Besteht also eine Vorerkrankung, sollte der erste Weg zum Abschluss einer BU-Versicherung die Eltern zum Makler führen. Dieser kann dann verschiedene Versicherer über eine anonyme Voranfrage kontaktieren und sich Angebote zum Versicherungsschutz einholen und vergleichen.
Der wichtige BU-Schutz ist für Schüler besonders günstig zu erlangen, da Eintrittsalter und Gesundheitszustand wesentlich über die Höhe des Versicherungsbeitrages entscheiden. Zudem steigt mit zunehmenden Lebensjahren die Wahrscheinlichkeit für all jene Erkrankungen, die den Abschluss einer BU-Police erschweren. Treten die Erkrankungen auf, werden Policen teurer oder die Anbieter schließen bestimmte Vorerkrankungen vom Versicherungsschutz ganz aus. Schon diese Tatsache spricht für einen zeitigen Abschluss der BU-Police auch aus Verbrauchersicht.
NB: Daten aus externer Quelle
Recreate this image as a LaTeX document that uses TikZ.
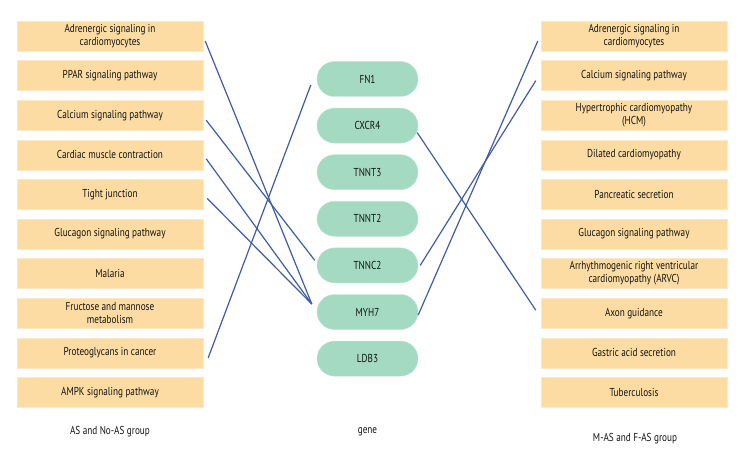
\documentclass[tikz,border=0pt]{standalone}
\usepackage{fontspec}
\setmainfont[FakeStretch=0.8]{PT Sans}
\usetikzlibrary{positioning}
\definecolor{pathorange}{RGB}{252,220,162}
\definecolor{pathedge}{RGB}{253,232,198}
\definecolor{genegreen}{RGB}{163,218,193}
\definecolor{geneedge}{RGB}{188,229,210}
\definecolor{linkblue}{RGB}{62,92,166}
\definecolor{textgray}{RGB}{20,20,20}

\begin{document}
\begin{tikzpicture}[
  x=1pt, y=1pt,
  node distance=9.2pt,
  pathbox/.style={
    draw=pathedge,
    fill=pathorange,
    minimum width=186pt,
    minimum height=30pt,
    inner sep=1pt,
    align=center,
    text=textgray,
    font=\fontsize{11.5}{13}\selectfont
  },
  genebox/.style={
    draw=geneedge,
    fill=genegreen,
    rounded corners=17.5pt,
    minimum width=101pt,
    minimum height=35pt,
    inner sep=1pt,
    text=textgray,
    font=\fontsize{11.5}{13}\selectfont
  },
  grouplabel/.style={text=textgray, font=\fontsize{11.5}{13}\selectfont},
  link/.style={linkblue, line width=1.2pt}
]
\useasboundingbox (0,0) rectangle (744,-468);

% AS and No-AS group
\node[pathbox] (l1) at (110,-36) {Adrenergic signaling in\\cardiomyocytes};
\node[pathbox, below=of l1] (l2) {PPAR signaling pathway};
\node[pathbox, below=of l2] (l3) {Calcium signaling pathway};
\node[pathbox, below=of l3] (l4) {Cardiac muscle contraction};
\node[pathbox, below=of l4] (l5) {Tight junction};
\node[pathbox, below=of l5] (l6) {Glucagon signaling pathway};
\node[pathbox, below=of l6] (l7) {Malaria};
\node[pathbox, below=of l7] (l8) {Fructose and mannose\\metabolism};
\node[pathbox, below=of l8] (l9) {Proteoglycans in cancer};
\node[pathbox, below=of l9] (l10) {AMPK signaling pathway};

% genes
\node[genebox] (g1) at (367.5,-79) {FN1};
\node[genebox, below=11.2pt of g1] (g2) {CXCR4};
\node[genebox, below=11.2pt of g2] (g3) {TNNT3};
\node[genebox, below=11.2pt of g3] (g4) {TNNT2};
\node[genebox, below=11.2pt of g4] (g5) {TNNC2};
\node[genebox, below=11.2pt of g5] (g6) {MYH7};
\node[genebox, below=11.2pt of g6] (g7) {LDB3};

% M-AS and F-AS group
\node[pathbox] (r1) at (634,-36) {Adrenergic signaling in\\cardiomyocytes};
\node[pathbox, below=of r1] (r2) {Calcium signaling pathway};
\node[pathbox, below=of r2] (r3) {Hypertrophic cardiomyopathy\\(HCM)};
\node[pathbox, below=of r3] (r4) {Dilated cardiomyopathy};
\node[pathbox, below=of r4] (r5) {Pancreatic secretion};
\node[pathbox, below=of r5] (r6) {Glucagon signaling pathway};
\node[pathbox, below=of r6] (r7) {Arrhythmogenic right ventricular\\cardiomyopathy (ARVC)};
\node[pathbox, below=of r7] (r8) {Axon guidance};
\node[pathbox, below=of r8] (r9) {Gastric acid secretion};
\node[pathbox, below=of r9] (r10) {Tuberculosis};

\node[grouplabel] (leftlabel) at (110,-432) {AS and No-AS group};
\node[grouplabel] (genelabel) at (367.5,-432) {gene};
\node[grouplabel] (rightlabel) at (635,-439) {M-AS and F-AS group};

% links
\draw[link] ([xshift=2pt,yshift=-5pt]l1.east) -- ([xshift=-5pt,yshift=8pt]g6.west);
\draw[link] ([xshift=3pt,yshift=-5pt]l3.east) -- ([xshift=-2pt,yshift=5pt]g5.west);
\draw[link] ([xshift=3pt,yshift=-4pt]l4.east) -- ([xshift=-5pt,yshift=8pt]g6.west);
\draw[link] ([xshift=4pt,yshift=-4pt]l5.east) -- ([xshift=-5pt,yshift=8pt]g6.west);
\draw[link] ([xshift=5pt,yshift=-5pt]l9.east) -- ([xshift=-6pt,yshift=-6pt]g1.west);
\draw[link] ([xshift=-1pt,yshift=-7pt]g2.east) -- ([xshift=-5pt,yshift=3pt]r8.west);
\draw[link] ([xshift=2pt]g5.east) -- ([xshift=-5pt,yshift=-5pt]r2.west);
\draw[link] ([yshift=-3pt]g6.east) -- ([xshift=-3pt,yshift=-5pt]r1.west);
\end{tikzpicture}
\end{document}
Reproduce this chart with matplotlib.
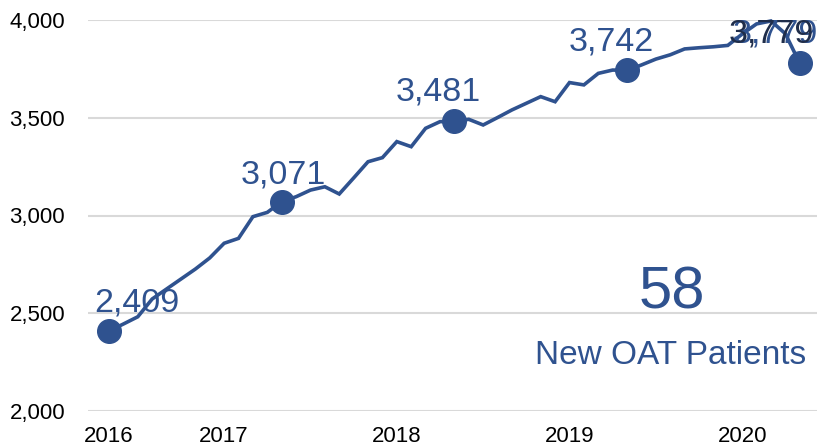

Eltern eines Kindes, das vorhersehbar einen Handwerksberuf anstrebt, sollten vor allem eins: Nämlich schnell sein. Denn Handwerker werden in der BU-Versicherung meist besonders ungünstig eingruppiert aufgrund eines hohen Risikos, berufsunfähig zu werden – oft bezahlen sie das vierfache eines Büroangestellten. Schüler sind aus diesem Grund günstiger zu versichern als handwerkliche Berufe – auch dann, wenn der Schüler ein Handwerk als Beruf anstrebt. Zumal ein Schüler, anders als ein Handwerker in einem Risikoberuf, meist problemlos eine BU-Police erhält.
Laut BU-Experte Philip Wenzel kann die Ersparnis über die gesamte Laufzeit hinweg im fünfstelligen Bereich liegen, wenn man zukünftige Handwerker schon als Schüler absichert. BU-Experte Matthias Helberg pointiert sogar: Strebt die Schülerin oder der Schüler einen Beruf im Handwerk an, dann ist der Abschluss einer Berufsunfähigkeitsversicherung mittlerweile oftmals die letzte Chance auf bezahlbare Beiträge.
In der Regel ist eine selbstständige Berufsunfähigkeitsversicherung (SBU) besser als ein Kombinationsprodukt. Denn die SBU bietet mehr Flexibilität – kann man zum Beispiel bei einer Rentenversicherung mit SBU-Baustein die Rentenversicherung nicht mehr bezahlen, verliert man auch den BU-Schutz.
Wie so viele Versicherungsprodukte lässt sich auch eine BU-Versicherung mittlerweile online abschließen. Allerdings wird bei bei den komplexen BU-Produkten davon abgeraten.
Denn die "Selbstvermittlung" führt schnell dazu, dass im Schadenfall trotz Beitragszahlung keine Leistung erbracht wird oder viel Geld verloren geht. Deswegen sollte man sich stets von einem Experten beraten lassen. Das gilt auch für Eltern, die eine BU-Versicherung für ihr Kind abschließen wollen. Denn im schlimmsten Fall schließen sie ein Produkt ab, das im Schadenfall nicht leistet – und erweisen dem Nachwuchs so einen Bärendienst.
Wichtig ist für Eltern: Das Kind sollte über die Notwendigkeit der Versicherung aufgeklärt werden und auch zum Abschluss mitgenommen werden. Nur so kann sichergestellt werden, dass das Kind die Versicherung später im Erwachsenenalter auch fortführt. Zudem sollte geregelt werden, wer die Prämien übernimmt, wenn das Kind volljährig wird und wann der Wechsel des Versicherungsnehmers in der Police stattfindet.
Laut BU-Experte Matthias Helberg werden Berufsunfähigkeitsversicherungen an Schüler ab dem Alter von 10 Jahren vermittelt; Anwartschaften auf eine BU werden sogar schon für Kinder ab sechs Monaten vermittelt.